**Task objective:** Print word for word the first line of the listing below and every line after it, through the line with "-0.44, -0.42, -0.40];". Leave out the pictures and the rest.

**Provided material:**
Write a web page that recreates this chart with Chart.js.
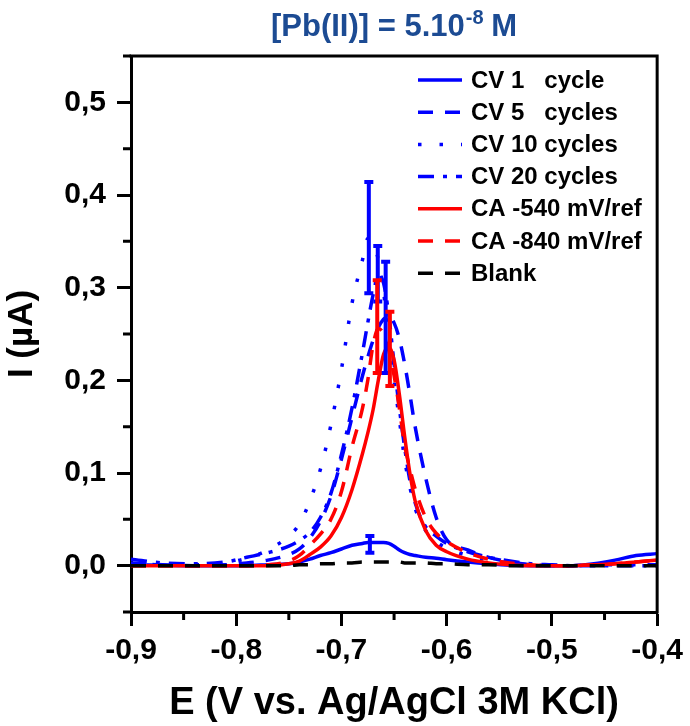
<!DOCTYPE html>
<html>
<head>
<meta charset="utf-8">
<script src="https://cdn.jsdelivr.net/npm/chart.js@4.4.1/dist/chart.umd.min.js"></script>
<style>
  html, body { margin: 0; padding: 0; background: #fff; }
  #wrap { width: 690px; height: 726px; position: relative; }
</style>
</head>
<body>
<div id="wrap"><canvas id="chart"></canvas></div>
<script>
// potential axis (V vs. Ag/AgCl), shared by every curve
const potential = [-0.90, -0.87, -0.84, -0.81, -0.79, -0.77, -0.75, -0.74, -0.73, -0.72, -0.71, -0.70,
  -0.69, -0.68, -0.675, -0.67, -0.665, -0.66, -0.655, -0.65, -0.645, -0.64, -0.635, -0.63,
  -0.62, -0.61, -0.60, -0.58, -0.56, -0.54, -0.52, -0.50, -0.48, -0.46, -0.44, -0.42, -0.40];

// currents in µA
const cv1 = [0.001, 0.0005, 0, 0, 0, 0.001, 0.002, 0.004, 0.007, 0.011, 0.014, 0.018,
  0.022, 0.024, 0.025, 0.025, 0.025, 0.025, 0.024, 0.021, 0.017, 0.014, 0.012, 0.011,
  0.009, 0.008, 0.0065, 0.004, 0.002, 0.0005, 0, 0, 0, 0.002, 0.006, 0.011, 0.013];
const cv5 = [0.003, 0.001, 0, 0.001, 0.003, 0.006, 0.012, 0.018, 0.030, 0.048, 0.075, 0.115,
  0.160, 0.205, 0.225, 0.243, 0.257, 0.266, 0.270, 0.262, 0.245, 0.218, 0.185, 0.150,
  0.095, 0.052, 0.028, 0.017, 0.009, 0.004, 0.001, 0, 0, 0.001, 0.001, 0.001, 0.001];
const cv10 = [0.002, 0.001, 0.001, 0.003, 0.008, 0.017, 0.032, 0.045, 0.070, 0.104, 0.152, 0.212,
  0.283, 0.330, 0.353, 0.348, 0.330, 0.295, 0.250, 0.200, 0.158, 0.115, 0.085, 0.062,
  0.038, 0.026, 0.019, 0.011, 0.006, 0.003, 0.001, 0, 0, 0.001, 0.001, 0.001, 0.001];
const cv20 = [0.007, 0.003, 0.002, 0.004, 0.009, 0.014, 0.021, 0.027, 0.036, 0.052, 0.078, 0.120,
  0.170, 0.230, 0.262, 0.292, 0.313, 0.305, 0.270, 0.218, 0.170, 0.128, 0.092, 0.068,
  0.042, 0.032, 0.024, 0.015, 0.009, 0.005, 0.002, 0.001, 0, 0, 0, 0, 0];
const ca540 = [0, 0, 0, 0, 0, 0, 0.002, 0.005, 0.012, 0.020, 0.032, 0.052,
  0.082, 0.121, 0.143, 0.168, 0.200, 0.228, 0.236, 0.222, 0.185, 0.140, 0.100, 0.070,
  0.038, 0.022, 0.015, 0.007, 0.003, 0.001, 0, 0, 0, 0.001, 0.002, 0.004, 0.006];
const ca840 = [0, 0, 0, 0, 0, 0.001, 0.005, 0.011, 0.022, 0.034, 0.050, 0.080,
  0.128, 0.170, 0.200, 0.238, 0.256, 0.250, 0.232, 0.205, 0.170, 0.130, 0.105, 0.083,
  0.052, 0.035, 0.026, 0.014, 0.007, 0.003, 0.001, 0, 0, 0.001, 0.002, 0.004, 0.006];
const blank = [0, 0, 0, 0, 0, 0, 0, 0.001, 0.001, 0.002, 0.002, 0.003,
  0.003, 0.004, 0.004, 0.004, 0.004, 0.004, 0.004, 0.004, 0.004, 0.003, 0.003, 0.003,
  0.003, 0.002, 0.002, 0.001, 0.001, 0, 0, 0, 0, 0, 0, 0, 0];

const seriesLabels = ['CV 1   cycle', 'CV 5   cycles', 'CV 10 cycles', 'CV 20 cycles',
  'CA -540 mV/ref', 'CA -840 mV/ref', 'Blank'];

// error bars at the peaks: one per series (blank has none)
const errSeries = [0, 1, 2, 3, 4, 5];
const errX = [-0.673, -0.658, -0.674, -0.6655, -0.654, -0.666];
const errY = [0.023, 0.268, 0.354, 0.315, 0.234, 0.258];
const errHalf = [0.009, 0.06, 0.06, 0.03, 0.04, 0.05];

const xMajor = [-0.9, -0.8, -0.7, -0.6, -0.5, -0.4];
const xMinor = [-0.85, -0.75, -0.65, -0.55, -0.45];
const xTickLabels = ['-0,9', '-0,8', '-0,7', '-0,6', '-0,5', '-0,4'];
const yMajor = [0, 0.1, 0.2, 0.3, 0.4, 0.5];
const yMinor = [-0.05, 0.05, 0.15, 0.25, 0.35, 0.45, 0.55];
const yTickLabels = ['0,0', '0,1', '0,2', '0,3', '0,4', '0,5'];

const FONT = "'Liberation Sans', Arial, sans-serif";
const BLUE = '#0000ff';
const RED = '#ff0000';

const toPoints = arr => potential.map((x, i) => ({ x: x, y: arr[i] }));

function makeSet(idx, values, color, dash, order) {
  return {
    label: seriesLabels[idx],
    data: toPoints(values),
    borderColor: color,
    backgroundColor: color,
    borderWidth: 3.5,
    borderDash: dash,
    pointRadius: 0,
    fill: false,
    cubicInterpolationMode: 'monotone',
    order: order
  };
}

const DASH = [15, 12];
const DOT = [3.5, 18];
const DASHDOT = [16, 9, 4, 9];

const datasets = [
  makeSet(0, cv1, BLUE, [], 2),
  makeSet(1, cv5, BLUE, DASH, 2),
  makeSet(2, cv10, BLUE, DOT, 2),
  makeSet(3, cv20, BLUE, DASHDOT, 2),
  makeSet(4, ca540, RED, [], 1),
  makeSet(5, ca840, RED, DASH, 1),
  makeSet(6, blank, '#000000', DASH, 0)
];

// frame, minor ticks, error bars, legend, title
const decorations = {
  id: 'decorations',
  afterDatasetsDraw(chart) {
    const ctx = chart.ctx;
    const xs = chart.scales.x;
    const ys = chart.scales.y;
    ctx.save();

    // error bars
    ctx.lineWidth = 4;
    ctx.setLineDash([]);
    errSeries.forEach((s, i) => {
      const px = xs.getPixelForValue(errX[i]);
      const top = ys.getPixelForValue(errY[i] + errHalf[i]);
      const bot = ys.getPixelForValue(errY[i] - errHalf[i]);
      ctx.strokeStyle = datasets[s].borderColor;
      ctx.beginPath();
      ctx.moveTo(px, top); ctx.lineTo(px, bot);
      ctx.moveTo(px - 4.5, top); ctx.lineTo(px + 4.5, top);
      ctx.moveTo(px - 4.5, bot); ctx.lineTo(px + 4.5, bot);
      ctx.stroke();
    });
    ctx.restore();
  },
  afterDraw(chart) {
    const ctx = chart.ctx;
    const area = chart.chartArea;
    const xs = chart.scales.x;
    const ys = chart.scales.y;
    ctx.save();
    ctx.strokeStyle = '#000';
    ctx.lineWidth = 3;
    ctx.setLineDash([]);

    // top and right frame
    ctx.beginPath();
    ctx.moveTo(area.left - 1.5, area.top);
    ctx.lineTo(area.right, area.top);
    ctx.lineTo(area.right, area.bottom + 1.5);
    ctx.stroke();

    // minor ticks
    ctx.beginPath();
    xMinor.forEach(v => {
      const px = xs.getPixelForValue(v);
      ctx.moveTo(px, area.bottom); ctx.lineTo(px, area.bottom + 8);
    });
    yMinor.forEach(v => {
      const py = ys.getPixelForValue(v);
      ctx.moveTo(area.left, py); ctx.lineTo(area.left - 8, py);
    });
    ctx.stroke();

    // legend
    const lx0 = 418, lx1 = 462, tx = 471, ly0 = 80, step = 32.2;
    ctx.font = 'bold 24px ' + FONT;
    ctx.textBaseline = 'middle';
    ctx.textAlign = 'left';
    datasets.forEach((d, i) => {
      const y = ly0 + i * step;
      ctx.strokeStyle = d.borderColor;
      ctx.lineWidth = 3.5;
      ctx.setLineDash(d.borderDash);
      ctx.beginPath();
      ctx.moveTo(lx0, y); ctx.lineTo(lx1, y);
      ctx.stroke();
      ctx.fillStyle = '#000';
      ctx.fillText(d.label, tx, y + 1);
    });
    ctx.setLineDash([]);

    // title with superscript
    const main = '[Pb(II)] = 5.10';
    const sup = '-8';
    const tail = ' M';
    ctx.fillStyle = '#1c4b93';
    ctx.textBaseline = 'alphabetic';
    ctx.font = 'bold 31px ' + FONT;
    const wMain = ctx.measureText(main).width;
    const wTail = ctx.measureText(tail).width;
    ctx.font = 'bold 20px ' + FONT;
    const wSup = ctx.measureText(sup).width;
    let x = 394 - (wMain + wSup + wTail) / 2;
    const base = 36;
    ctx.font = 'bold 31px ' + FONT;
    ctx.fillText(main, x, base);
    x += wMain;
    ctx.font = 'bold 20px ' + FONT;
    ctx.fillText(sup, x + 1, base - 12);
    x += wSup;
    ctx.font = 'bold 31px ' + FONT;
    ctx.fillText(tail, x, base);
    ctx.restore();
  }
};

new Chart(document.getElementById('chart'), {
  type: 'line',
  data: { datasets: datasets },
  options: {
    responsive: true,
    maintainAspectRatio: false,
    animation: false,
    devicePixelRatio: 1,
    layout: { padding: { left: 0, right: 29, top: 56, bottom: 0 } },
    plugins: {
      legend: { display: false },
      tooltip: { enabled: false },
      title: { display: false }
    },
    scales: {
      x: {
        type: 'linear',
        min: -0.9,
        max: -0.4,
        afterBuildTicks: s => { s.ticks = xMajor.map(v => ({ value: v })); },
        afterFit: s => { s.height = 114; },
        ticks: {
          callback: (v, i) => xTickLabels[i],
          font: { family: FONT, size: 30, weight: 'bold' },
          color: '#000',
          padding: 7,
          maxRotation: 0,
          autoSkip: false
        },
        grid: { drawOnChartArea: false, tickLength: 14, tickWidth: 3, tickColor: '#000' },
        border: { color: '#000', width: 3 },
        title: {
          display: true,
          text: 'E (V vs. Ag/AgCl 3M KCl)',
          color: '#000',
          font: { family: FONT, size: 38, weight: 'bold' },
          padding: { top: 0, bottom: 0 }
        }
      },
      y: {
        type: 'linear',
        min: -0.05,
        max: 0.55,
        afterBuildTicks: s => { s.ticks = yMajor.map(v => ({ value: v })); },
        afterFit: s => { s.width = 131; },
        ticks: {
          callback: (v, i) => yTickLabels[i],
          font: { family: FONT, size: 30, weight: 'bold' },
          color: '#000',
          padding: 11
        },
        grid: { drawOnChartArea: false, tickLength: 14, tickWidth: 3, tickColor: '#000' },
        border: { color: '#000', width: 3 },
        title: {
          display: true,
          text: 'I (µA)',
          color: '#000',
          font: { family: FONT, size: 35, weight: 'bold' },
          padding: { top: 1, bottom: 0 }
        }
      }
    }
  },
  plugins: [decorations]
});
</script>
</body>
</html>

**Full response:**
Write a web page that recreates this chart with Chart.js.
<!DOCTYPE html>
<html>
<head>
<meta charset="utf-8">
<script src="https://cdn.jsdelivr.net/npm/chart.js@4.4.1/dist/chart.umd.min.js"></script>
<style>
  html, body { margin: 0; padding: 0; background: #fff; }
  #wrap { width: 690px; height: 726px; position: relative; }
</style>
</head>
<body>
<div id="wrap"><canvas id="chart"></canvas></div>
<script>
// potential axis (V vs. Ag/AgCl), shared by every curve
const potential = [-0.90, -0.87, -0.84, -0.81, -0.79, -0.77, -0.75, -0.74, -0.73, -0.72, -0.71, -0.70,
  -0.69, -0.68, -0.675, -0.67, -0.665, -0.66, -0.655, -0.65, -0.645, -0.64, -0.635, -0.63,
  -0.62, -0.61, -0.60, -0.58, -0.56, -0.54, -0.52, -0.50, -0.48, -0.46, -0.44, -0.42, -0.40];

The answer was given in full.